MIAMI – Once the Miami Heat finally figured out how to get rolling against Brooklyn, they never ceded control.
And after a regular-season series against the Nets in which nothing went right, nothing seemed to go wrong for the Heat in this one.
The 0-4 record against the Nets in the regular season? That seems officially forgotten by Miami. As far as the Heat are concerned, 1-0 is all that matters now, after LeBron James scored 22 points, Ray Allen added 19 off the bench and Miami pulled away in the second half to beat Brooklyn 107-86 in Game 1 of the teams' Eastern Conference semifinal series on Tuesday night.
The Heat hadn't played in eight days, yet looked in perfect rhythm.

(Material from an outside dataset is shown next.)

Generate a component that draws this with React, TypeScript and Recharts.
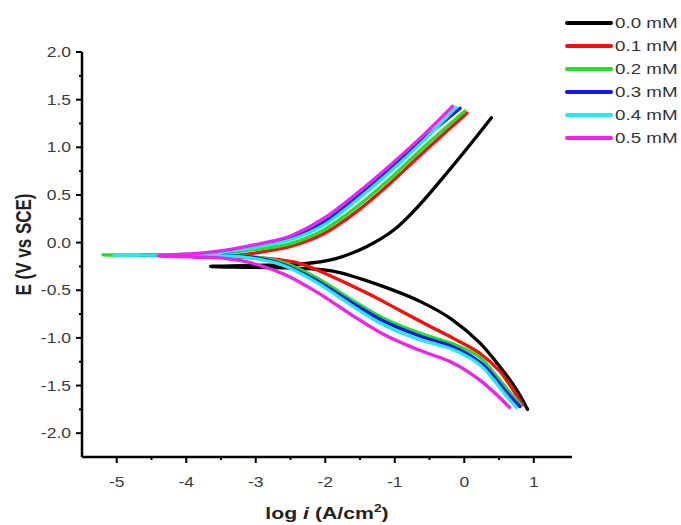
import { LineChart, Line, XAxis, YAxis, Legend, Label } from 'recharts'

// log i (A/cm2) and E (V vs SCE), cathodic end -> Ecorr -> anodic end
const LOGI_00 = [0.91, 0.75, 0.51, 0.22, -0.17, -0.6, -1.17, -1.89, -2.36, -3.08, -3.65, -3.08, -2.36, -1.86, -1.4, -1.0, -0.7, -0.25, 0.12, 0.39]
const E_00 = [-1.75, -1.54, -1.3, -1.05, -0.81, -0.63, -0.46, -0.3, -0.27, -0.26, -0.25, -0.24, -0.225, -0.17, -0.04, 0.14, 0.35, 0.73, 1.06, 1.31]

const LOGI_01 = [0.84, 0.65, 0.51, 0.22, -0.17, -0.49, -0.93, -1.4, -1.89, -2.36, -2.79, -3.22, -3.9, -3.22, -2.93, -2.5, -2.03, -1.54, -1.07, -0.6, 0.04]
const E_01 = [-1.7, -1.49, -1.35, -1.16, -1.0, -0.88, -0.71, -0.53, -0.36, -0.22, -0.17, -0.155, -0.15, -0.13, -0.1, -0.04, 0.09, 0.33, 0.62, 0.94, 1.36]

const LOGI_02 = [0.81, 0.62, 0.44, 0.22, -0.17, -0.64, -1.17, -1.64, -2.12, -2.6, -3.08, -4.08, -5.2, -4.08, -3.36, -2.93, -2.5, -2.03, -1.54, -1.07, -0.6, 0.01]
const E_02 = [-1.7, -1.54, -1.38, -1.2, -1.06, -0.95, -0.79, -0.59, -0.37, -0.21, -0.145, -0.135, -0.13, -0.125, -0.1, -0.065, -0.01, 0.13, 0.38, 0.67, 0.99, 1.38]

const LOGI_03 = [0.8, 0.61, 0.41, 0.22, -0.17, -0.64, -1.17, -1.64, -2.12, -2.6, -3.08, -3.79, -4.66, -3.79, -3.36, -2.93, -2.5, -2.03, -1.54, -1.07, -0.6, -0.06]
const E_03 = [-1.72, -1.57, -1.39, -1.25, -1.09, -0.98, -0.82, -0.62, -0.4, -0.23, -0.15, -0.135, -0.13, -0.125, -0.09, -0.03, 0.05, 0.21, 0.48, 0.77, 1.08, 1.41]

const LOGI_04 = [0.75, 0.58, 0.41, 0.22, -0.17, -0.64, -1.17, -1.64, -2.12, -2.6, -3.08, -3.79, -5.04, -3.79, -3.36, -2.93, -2.5, -2.03, -1.54, -1.07, -0.6, -0.12]
const E_04 = [-1.73, -1.585, -1.43, -1.28, -1.12, -1.02, -0.86, -0.65, -0.42, -0.24, -0.16, -0.135, -0.13, -0.125, -0.09, -0.04, 0.03, 0.18, 0.45, 0.74, 1.06, 1.42]

const LOGI_05 = [0.65, 0.47, 0.22, -0.17, -0.68, -1.17, -1.64, -2.12, -2.6, -3.08, -3.51, -4.41, -3.79, -3.36, -2.93, -2.5, -2.03, -1.54, -1.07, -0.6, -0.17]
const E_05 = [-1.73, -1.6, -1.44, -1.26, -1.12, -0.96, -0.75, -0.52, -0.33, -0.21, -0.16, -0.14, -0.11, -0.07, -0.01, 0.07, 0.25, 0.52, 0.81, 1.12, 1.43]

const SERIES_NAMES = ['0.0 mM', '0.1 mM', '0.2 mM', '0.3 mM', '0.4 mM', '0.5 mM']
const SERIES_COLORS = ['#000000', '#ff0a0a', '#22e022', '#1414f0', '#20eaf2', '#f020f0']
const SERIES_LOGI = [LOGI_00, LOGI_01, LOGI_02, LOGI_03, LOGI_04, LOGI_05]
const SERIES_E = [E_00, E_01, E_02, E_03, E_04, E_05]

const X_TICKS = [-5, -4.5, -4, -3.5, -3, -2.5, -2, -1.5, -1, -0.5, 0, 0.5, 1]
const Y_TICKS = [-2, -1.75, -1.5, -1.25, -1, -0.75, -0.5, -0.25, 0, 0.25, 0.5, 0.75, 1, 1.25, 1.5, 1.75, 2]

const FONT = "'Liberation Sans', Arial, sans-serif"
const SX = 1.25 // the reference text is stretched horizontally

const series = SERIES_NAMES.map((name, i) => ({
  name,
  color: SERIES_COLORS[i],
  points: SERIES_LOGI[i].map((x, j) => ({ x, y: SERIES_E[i][j] })),
}))

// centripetal catmull-rom through the points (screen space), works for curves that turn back in x
function catmullRom(context: any) {
  let pts: [number, number][] = []
  const dist = (a: [number, number], b: [number, number]) => Math.hypot(b[0] - a[0], b[1] - a[1])
  return {
    areaStart() {},
    areaEnd() {},
    lineStart() {
      pts = []
    },
    point(x: number, y: number) {
      pts.push([+x, +y])
    },
    lineEnd() {
      const n = pts.length
      if (!n) return
      context.moveTo(pts[0][0], pts[0][1])
      for (let i = 0; i < n - 1; i++) {
        const p0 = pts[Math.max(i - 1, 0)]
        const p1 = pts[i]
        const p2 = pts[i + 1]
        const p3 = pts[Math.min(i + 2, n - 1)]
        const d1 = Math.sqrt(dist(p0, p1))
        const d2 = Math.sqrt(dist(p1, p2))
        const d3 = Math.sqrt(dist(p2, p3))
        let c1: [number, number] = p1
        let c2: [number, number] = p2
        if (d1 > 1e-6) {
          const a = 2 * d1 * d1 + 3 * d1 * d2 + d2 * d2
          const m = 3 * d1 * (d1 + d2)
          c1 = [
            (p1[0] * a - p0[0] * d2 * d2 + p2[0] * d1 * d1) / m,
            (p1[1] * a - p0[1] * d2 * d2 + p2[1] * d1 * d1) / m,
          ]
        }
        if (d3 > 1e-6) {
          const b = 2 * d3 * d3 + 3 * d3 * d2 + d2 * d2
          const m = 3 * d3 * (d3 + d2)
          c2 = [
            (p2[0] * b + p1[0] * d3 * d3 - p3[0] * d2 * d2) / m,
            (p2[1] * b + p1[1] * d3 * d3 - p3[1] * d2 * d2) / m,
          ]
        }
        context.bezierCurveTo(c1[0], c1[1], c2[0], c2[1], p2[0], p2[1])
      }
    },
  }
}

function XTick({ x, y, payload }: { x: number; y: number; payload: { value: number } }) {
  const major = Number.isInteger(payload.value)
  return (
    <g>
      <line x1={x} x2={x} y1={y} y2={y + (major ? 6 : 3)} stroke="#000" strokeWidth={2} />
      {major && (
        <text
          transform={`translate(${x},${y + 30}) scale(${SX},1)`}
          textAnchor="middle"
          fontSize={14}
          fontFamily={FONT}
          fill="#3a3a3a"
        >
          {payload.value}
        </text>
      )}
    </g>
  )
}

function YTick({ x, y, payload }: { x: number; y: number; payload: { value: number } }) {
  const v = payload.value
  const major = Math.abs(v * 2 - Math.round(v * 2)) < 1e-6
  return (
    <g>
      <line x1={x - (major ? 6 : 3)} x2={x} y1={y} y2={y} stroke="#000" strokeWidth={2} />
      {major && (
        <text
          transform={`translate(${x - 11},${y + 5}) scale(${SX},1)`}
          textAnchor="end"
          fontSize={14}
          fontFamily={FONT}
          fill="#3a3a3a"
        >
          {v.toFixed(1)}
        </text>
      )}
    </g>
  )
}

function YTitle({ viewBox }: { viewBox?: { x: number; y: number; width: number; height: number } }) {
  if (!viewBox) return null
  const cx = viewBox.x + 31
  const cy = viewBox.y + viewBox.height / 2 - 10
  return (
    <text
      transform={`translate(${cx},${cy}) scale(${SX},1) rotate(-90)`}
      textAnchor="middle"
      fontSize={17}
      fontWeight="bold"
      fontFamily={FONT}
      fill="#222"
    >
      E (V vs SCE)
    </text>
  )
}

function XTitle({ viewBox }: { viewBox?: { x: number; y: number; width: number; height: number } }) {
  if (!viewBox) return null
  const cx = viewBox.x + viewBox.width / 2
  const cy = viewBox.y + 62
  return (
    <text
      transform={`translate(${cx},${cy}) scale(${SX},1)`}
      textAnchor="middle"
      fontSize={17}
      fontWeight="bold"
      fontFamily={FONT}
      fill="#222"
    >
      <tspan>log </tspan>
      <tspan fontStyle="italic">i</tspan>
      <tspan> (A/cm</tspan>
      <tspan fontSize={11} dy={-7}>2</tspan>
      <tspan dy={7}>)</tspan>
    </text>
  )
}

function LegendBox({ payload }: { payload?: { value: string; color: string }[] }) {
  return (
    <div style={{ fontFamily: FONT, fontSize: 15, color: '#333' }}>
      {(payload ?? []).map((p) => (
        <div key={p.value} style={{ display: 'flex', alignItems: 'center', height: 23 }}>
          <span style={{ width: 48, height: 4, background: p.color, borderRadius: 2, marginRight: 2 }} />
          <span
            style={{
              display: 'inline-block',
              transform: `scaleX(${SX})`,
              transformOrigin: 'left center',
              whiteSpace: 'nowrap',
            }}
          >
            {p.value}
          </span>
        </div>
      ))}
    </div>
  )
}

export default function App() {
  return (
    <div style={{ position: 'absolute', left: 0, top: 0, background: '#fff' }}>
      <LineChart width={681} height={525} margin={{ top: 52, right: 109, bottom: 18, left: 0 }}>
        <XAxis
          dataKey="x"
          type="number"
          domain={[-5.5, 1.55]}
          allowDataOverflow
          ticks={X_TICKS}
          interval={0}
          tick={XTick as any}
          tickLine={false}
          tickSize={0}
          tickMargin={0}
          height={50}
          axisLine={{ stroke: '#000', strokeWidth: 2.5 }}
        >
          <Label content={XTitle as any} />
        </XAxis>
        <YAxis
          type="number"
          domain={[-2.25, 2]}
          allowDataOverflow
          ticks={Y_TICKS}
          interval={0}
          tick={YTick as any}
          tickLine={false}
          tickSize={0}
          tickMargin={0}
          width={82}
          axisLine={{ stroke: '#000', strokeWidth: 2.5 }}
        >
          <Label content={YTitle as any} />
        </YAxis>
        <Legend
          layout="horizontal"
          verticalAlign="middle"
          align="center"
          content={LegendBox as any}
          wrapperStyle={{ left: 565, top: 11, width: 116 }}
        />
        {series.map((s) => (
          <Line
            key={s.name}
            name={s.name}
            data={s.points}
            dataKey="y"
            type={catmullRom as any}
            stroke={s.color}
            strokeWidth={3.3}
            strokeLinecap="round"
            dot={false}
            activeDot={false}
            isAnimationActive={false}
          />
        ))}
      </LineChart>
    </div>
  )
}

"You never know how exactly it's going to be for that first game," Allen said. "We were beating up on each other for a whole week. We were ready for another opponent and we came out and played exactly the way we wanted to play."
It was a three-point game early in the third quarter. By the time that period ended, the Heat were up by 13 and three Nets starters would be getting the rest of the night off, a decision that essentially ended any comeback chances. A 24-9 run by the Heat during that quarter made all the difference, not just blowing the game open but putting an emphatic end to any notions that Miami couldn't beat Brooklyn.
"I think the most important thing was the rhythm we were in," James said. "It seemed like we didn't take much time off at all."
Chris Bosh scored 15 points and grabbed 11 rebounds, Dwyane Wade finished with 14 points and Mario Chalmers had 12 for Miami, which recorded at least one regular-season win against every team except Brooklyn, losing four times by a total of 12 points.
This one went much differently.
"In the regular season, teams like Brooklyn and San Antonio, they're going to exploit you just a little bit sometimes," Bosh said. "That's what I love about the playoffs — you can sit and study your opponent, get your strategy together and figure a plan of attack."
Game 2 is Thursday night in Miami.
Deron Williams and Joe Johnson scored 17 points each for the Nets, who got only eight from Paul Pierce and no points from Kevin Garnett in 16 minutes. Garnett leveled Allen, his former Boston teammate, with a solid screen in the first half, but Allen clearly got the better of his first postseason game against Garnett and Pierce.
"This is the defending champs," Nets coach Jason Kidd said. "It's always going to be at a high level and we've got to find a way to match it."
Miami's lead was 55-52 early in the third quarter after a 3-pointer by Williams, and every indication was that the Heat and Nets — who played three one-point games and a double-overtime affair in the regular season — were heading down to the wire again.
Bosh scored seven straight points and Miami was on its way. Allen's 3-pointer pushed the lead to 14, James and Chris Andersen (who left in the fourth with a right knee contusion) added two free throws apiece and just like that Miami's lead was up to 79-61.
"They have been waiting on us," said Garnett, who went scoreless for the first time in his 139 postseason games. "They have been resting. They have been hearing that we beat them this and all that. We need to be better, and we will be."
Pregame lineup moves by both clubs lent more intrigue to Game 1. Miami brought Shane Battier — who played 2 minutes, total, in the first round against Charlotte — back into the starting five, while Brooklyn reinserted Shaun Livingston into its lineup after using him off the bench late in the Toronto series.
Battier learned on Monday that he would play. He said the Heat knew exactly what they needed.
"Energy," Battier said. "The four games we played in the regular season were very low-energy games. We tried to finesse those wins and that doesn't get it done against these guys. They're too savvy. You have to play a high-motor, high-energy game."
After never leading by more than seven points against Brooklyn in the regular season, the Heat led by 11 after a drive by James with 3:32 left in the first half. But the Nets closed on a 14-6 run, and Williams' first beat-the-clock 3-pointer of the game sent Brooklyn into halftime down 46-43.
Williams did it again in the third, but that one only got Brooklyn within 79-66.
"It came down to defense tonight," Williams said. "Our defensive game plan was not executed at all."